● TASK TO CARRY OUT: Copy verbatim the block of lines in the entries below whose first line contains "Rebuild this chart" and whose last line contains "Sans', 'Noto Sans". Leave out all other lines.

Start STORED RECORDS

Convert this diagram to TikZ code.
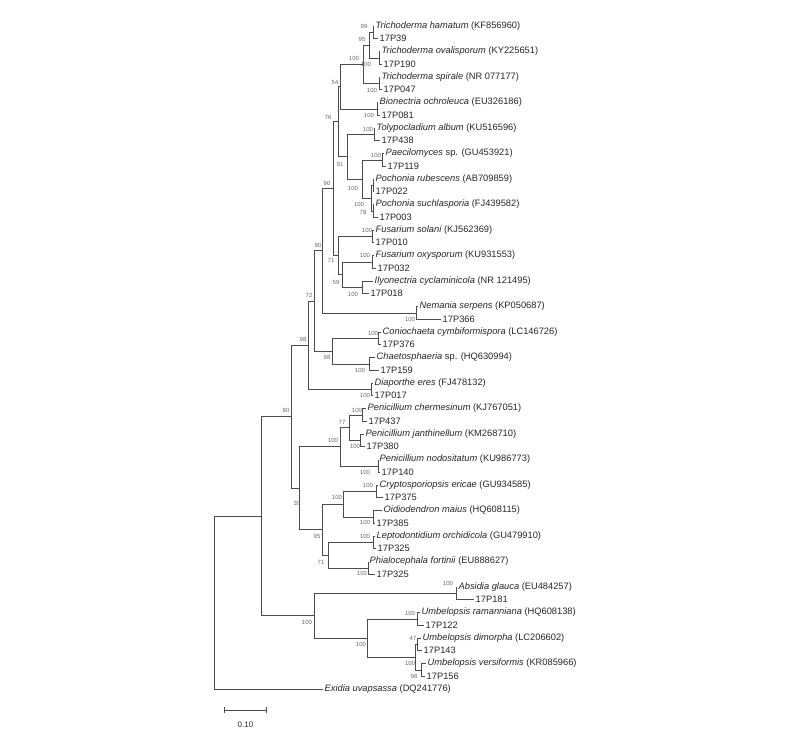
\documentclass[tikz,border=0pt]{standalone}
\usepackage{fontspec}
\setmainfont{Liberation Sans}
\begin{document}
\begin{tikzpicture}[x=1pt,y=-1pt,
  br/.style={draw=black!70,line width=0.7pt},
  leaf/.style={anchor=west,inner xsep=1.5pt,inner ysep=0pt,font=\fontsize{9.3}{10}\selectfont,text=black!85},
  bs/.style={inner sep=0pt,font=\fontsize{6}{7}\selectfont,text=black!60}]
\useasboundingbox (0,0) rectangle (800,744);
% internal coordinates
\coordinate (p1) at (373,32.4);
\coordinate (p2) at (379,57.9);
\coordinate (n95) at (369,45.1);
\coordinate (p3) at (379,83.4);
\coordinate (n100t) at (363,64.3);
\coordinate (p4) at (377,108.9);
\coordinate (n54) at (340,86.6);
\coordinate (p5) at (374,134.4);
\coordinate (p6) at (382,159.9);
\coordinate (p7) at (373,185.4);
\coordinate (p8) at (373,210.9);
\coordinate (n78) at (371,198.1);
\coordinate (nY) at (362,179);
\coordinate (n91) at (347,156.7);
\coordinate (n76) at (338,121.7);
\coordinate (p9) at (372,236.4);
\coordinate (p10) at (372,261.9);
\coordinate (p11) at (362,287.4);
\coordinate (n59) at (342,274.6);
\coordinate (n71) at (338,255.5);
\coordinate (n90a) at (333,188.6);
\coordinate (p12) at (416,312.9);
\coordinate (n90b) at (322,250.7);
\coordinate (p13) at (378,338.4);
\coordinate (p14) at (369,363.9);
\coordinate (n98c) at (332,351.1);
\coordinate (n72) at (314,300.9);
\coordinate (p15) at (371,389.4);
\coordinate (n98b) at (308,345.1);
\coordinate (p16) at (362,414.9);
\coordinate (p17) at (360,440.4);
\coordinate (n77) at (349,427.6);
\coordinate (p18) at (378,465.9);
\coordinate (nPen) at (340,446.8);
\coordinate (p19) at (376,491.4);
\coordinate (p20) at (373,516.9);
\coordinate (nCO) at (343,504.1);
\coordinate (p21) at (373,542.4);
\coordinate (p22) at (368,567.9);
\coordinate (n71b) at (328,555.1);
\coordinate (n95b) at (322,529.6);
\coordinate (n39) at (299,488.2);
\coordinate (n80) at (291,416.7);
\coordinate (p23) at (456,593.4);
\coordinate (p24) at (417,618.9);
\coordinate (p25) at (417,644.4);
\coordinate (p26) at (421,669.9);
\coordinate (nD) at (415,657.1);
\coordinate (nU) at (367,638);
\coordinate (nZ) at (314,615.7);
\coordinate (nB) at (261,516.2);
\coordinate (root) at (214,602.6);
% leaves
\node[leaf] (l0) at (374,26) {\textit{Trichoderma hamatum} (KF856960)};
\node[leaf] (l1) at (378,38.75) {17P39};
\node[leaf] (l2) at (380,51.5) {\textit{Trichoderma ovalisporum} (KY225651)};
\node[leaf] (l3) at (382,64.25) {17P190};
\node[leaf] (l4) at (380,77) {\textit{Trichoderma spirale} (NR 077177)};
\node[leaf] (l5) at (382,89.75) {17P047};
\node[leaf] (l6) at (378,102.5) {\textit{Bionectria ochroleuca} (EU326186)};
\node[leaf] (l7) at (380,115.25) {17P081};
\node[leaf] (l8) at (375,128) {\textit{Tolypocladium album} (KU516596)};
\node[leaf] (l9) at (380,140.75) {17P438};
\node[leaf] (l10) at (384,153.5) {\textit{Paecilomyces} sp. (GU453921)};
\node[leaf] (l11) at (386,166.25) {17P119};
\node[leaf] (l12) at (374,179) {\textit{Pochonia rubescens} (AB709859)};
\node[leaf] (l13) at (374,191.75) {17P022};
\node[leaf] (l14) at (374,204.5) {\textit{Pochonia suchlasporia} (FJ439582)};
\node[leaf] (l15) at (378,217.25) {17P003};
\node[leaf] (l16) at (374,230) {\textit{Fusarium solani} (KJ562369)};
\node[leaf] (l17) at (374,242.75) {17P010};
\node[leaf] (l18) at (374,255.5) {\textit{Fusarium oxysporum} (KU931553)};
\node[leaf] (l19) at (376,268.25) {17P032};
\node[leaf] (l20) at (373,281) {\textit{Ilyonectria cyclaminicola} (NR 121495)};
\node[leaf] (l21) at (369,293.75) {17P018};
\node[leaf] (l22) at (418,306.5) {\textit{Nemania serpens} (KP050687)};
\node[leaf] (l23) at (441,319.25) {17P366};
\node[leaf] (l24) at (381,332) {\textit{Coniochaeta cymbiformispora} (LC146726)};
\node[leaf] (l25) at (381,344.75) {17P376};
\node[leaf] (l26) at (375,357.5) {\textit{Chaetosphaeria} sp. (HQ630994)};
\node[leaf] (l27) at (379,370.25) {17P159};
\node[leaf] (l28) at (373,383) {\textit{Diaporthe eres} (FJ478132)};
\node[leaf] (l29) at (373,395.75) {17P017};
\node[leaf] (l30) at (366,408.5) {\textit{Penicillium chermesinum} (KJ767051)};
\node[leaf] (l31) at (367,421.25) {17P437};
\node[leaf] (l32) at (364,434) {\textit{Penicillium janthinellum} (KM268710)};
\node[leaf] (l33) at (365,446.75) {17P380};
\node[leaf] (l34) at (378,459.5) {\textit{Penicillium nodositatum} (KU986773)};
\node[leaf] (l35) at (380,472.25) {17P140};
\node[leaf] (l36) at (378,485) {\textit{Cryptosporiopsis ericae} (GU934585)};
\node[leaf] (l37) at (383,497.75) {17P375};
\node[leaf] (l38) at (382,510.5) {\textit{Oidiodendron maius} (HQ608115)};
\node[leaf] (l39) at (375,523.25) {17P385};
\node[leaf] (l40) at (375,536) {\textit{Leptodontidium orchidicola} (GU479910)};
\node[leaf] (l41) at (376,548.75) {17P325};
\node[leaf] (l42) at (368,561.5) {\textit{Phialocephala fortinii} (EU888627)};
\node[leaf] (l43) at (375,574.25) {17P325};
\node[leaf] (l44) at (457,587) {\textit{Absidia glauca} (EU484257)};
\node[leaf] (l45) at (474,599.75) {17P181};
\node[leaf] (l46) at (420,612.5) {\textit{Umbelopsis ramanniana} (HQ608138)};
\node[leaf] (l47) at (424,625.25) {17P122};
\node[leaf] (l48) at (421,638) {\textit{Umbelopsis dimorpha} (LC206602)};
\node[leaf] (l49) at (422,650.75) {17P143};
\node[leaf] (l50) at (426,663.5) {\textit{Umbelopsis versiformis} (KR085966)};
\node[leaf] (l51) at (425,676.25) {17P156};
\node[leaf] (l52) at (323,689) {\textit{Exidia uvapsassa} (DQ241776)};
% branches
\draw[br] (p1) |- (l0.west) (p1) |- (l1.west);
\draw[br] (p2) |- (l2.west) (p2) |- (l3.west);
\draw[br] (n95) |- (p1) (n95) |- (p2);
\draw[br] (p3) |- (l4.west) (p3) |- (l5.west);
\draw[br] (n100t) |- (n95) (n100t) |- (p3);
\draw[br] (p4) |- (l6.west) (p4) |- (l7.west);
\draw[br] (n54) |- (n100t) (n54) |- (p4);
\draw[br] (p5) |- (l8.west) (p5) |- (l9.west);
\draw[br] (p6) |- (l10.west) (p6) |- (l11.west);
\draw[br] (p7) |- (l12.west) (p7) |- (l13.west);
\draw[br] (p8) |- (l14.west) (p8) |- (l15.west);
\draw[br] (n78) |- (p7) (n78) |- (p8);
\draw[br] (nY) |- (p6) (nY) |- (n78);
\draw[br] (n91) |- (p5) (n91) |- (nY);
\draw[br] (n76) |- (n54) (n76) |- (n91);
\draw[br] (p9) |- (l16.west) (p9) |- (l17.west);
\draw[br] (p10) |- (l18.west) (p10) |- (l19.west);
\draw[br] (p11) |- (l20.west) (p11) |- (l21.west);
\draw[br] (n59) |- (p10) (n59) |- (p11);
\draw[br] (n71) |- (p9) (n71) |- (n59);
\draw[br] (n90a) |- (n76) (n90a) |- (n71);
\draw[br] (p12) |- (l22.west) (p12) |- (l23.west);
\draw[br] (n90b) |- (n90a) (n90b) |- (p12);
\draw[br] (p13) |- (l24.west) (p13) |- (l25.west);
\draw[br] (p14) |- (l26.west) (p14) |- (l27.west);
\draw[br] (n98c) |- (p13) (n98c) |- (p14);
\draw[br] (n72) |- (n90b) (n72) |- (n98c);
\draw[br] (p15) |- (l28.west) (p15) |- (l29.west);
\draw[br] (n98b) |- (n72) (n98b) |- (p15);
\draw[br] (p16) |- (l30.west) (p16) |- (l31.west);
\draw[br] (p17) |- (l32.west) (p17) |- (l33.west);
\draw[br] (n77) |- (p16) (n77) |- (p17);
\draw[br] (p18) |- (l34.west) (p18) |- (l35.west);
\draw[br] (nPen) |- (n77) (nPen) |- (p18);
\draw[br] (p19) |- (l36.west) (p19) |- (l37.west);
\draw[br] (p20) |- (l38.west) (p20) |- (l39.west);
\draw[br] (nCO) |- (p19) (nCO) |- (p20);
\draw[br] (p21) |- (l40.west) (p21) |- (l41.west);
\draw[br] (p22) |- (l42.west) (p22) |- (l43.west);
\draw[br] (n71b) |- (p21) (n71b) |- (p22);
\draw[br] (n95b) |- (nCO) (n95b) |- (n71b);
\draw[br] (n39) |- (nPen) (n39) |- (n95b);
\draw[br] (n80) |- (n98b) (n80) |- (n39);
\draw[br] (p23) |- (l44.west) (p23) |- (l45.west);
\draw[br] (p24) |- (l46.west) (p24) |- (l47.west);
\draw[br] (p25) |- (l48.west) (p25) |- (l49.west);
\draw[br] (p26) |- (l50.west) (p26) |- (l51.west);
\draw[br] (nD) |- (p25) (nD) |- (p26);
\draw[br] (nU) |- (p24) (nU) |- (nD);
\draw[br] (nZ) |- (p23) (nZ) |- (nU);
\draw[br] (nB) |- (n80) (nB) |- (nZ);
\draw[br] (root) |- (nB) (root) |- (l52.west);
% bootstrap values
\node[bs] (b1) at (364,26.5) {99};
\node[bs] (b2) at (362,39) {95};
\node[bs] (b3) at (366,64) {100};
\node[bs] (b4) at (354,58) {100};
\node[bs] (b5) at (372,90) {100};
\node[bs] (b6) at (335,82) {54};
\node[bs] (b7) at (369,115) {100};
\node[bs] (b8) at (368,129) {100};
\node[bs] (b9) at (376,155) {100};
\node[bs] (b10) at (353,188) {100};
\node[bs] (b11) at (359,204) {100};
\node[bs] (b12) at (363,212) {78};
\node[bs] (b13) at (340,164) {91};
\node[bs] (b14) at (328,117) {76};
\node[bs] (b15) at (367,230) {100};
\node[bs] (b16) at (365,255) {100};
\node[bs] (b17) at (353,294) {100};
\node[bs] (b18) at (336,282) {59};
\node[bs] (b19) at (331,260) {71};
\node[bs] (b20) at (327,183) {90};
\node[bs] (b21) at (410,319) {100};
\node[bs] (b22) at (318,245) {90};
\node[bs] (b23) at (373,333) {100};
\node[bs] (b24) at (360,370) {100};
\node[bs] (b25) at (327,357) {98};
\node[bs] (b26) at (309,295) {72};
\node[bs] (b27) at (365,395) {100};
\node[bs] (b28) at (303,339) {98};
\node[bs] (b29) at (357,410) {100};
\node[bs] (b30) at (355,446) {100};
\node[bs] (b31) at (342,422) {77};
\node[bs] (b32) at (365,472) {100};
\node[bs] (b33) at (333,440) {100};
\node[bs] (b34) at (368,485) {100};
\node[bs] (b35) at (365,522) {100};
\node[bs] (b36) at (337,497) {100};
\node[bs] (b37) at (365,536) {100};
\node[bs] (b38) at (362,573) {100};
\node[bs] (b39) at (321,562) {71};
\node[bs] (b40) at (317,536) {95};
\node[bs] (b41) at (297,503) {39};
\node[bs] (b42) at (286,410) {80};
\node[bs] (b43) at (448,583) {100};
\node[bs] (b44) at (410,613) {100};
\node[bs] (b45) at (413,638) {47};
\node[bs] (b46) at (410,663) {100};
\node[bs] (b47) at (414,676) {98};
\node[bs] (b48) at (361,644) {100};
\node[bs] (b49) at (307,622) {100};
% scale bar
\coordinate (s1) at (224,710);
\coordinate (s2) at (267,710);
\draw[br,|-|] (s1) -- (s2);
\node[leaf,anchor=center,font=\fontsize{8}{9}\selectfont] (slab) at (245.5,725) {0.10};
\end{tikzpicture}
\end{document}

End STORED RECORDS
Start STORED RECORDS

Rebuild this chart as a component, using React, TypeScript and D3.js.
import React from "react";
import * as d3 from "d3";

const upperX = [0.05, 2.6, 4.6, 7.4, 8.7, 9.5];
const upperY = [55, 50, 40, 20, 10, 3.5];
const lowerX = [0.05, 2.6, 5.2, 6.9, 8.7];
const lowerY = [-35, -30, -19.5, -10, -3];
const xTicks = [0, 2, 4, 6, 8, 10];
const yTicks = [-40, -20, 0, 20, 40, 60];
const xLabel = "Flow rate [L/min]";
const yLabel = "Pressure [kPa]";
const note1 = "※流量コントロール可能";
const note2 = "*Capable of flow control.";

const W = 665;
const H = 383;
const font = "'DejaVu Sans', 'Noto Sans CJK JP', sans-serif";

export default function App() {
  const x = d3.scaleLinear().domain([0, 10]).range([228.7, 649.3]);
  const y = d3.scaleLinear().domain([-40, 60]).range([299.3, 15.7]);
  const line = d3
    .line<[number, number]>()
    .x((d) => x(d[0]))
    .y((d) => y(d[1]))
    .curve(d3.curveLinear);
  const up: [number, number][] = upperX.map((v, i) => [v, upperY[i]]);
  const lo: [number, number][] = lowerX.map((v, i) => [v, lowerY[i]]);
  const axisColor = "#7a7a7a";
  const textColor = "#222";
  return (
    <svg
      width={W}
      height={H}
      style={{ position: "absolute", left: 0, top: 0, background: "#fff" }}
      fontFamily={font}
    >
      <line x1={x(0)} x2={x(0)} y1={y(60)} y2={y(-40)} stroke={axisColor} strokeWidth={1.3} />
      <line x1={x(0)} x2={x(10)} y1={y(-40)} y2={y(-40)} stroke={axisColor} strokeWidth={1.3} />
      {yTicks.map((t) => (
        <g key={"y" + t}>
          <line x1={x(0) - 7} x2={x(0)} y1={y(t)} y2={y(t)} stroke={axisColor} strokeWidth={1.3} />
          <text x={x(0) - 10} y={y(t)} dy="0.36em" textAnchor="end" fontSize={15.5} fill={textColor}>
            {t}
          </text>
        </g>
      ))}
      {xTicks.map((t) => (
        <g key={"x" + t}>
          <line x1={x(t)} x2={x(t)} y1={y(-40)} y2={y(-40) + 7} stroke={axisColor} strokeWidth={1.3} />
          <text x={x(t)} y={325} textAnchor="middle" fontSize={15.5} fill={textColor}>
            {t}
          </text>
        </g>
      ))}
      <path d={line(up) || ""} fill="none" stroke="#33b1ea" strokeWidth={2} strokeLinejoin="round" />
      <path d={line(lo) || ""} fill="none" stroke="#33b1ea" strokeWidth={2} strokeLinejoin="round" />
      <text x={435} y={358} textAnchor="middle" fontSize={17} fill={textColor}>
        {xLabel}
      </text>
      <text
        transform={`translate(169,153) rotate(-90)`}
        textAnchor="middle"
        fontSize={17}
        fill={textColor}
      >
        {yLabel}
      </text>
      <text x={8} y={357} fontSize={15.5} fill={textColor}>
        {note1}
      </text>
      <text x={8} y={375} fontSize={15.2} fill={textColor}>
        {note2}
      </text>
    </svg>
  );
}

End STORED RECORDS

● WRITTEN RESPONSE:
Rebuild this chart as a component, using React, TypeScript and D3.js.
import React from "react";
import * as d3 from "d3";

const upperX = [0.05, 2.6, 4.6, 7.4, 8.7, 9.5];
const upperY = [55, 50, 40, 20, 10, 3.5];
const lowerX = [0.05, 2.6, 5.2, 6.9, 8.7];
const lowerY = [-35, -30, -19.5, -10, -3];
const xTicks = [0, 2, 4, 6, 8, 10];
const yTicks = [-40, -20, 0, 20, 40, 60];
const xLabel = "Flow rate [L/min]";
const yLabel = "Pressure [kPa]";
const note1 = "※流量コントロール可能";
const note2 = "*Capable of flow control.";

const W = 665;
const H = 383;
const font = "'DejaVu Sans', 'Noto Sans CJK JP', sans-serif";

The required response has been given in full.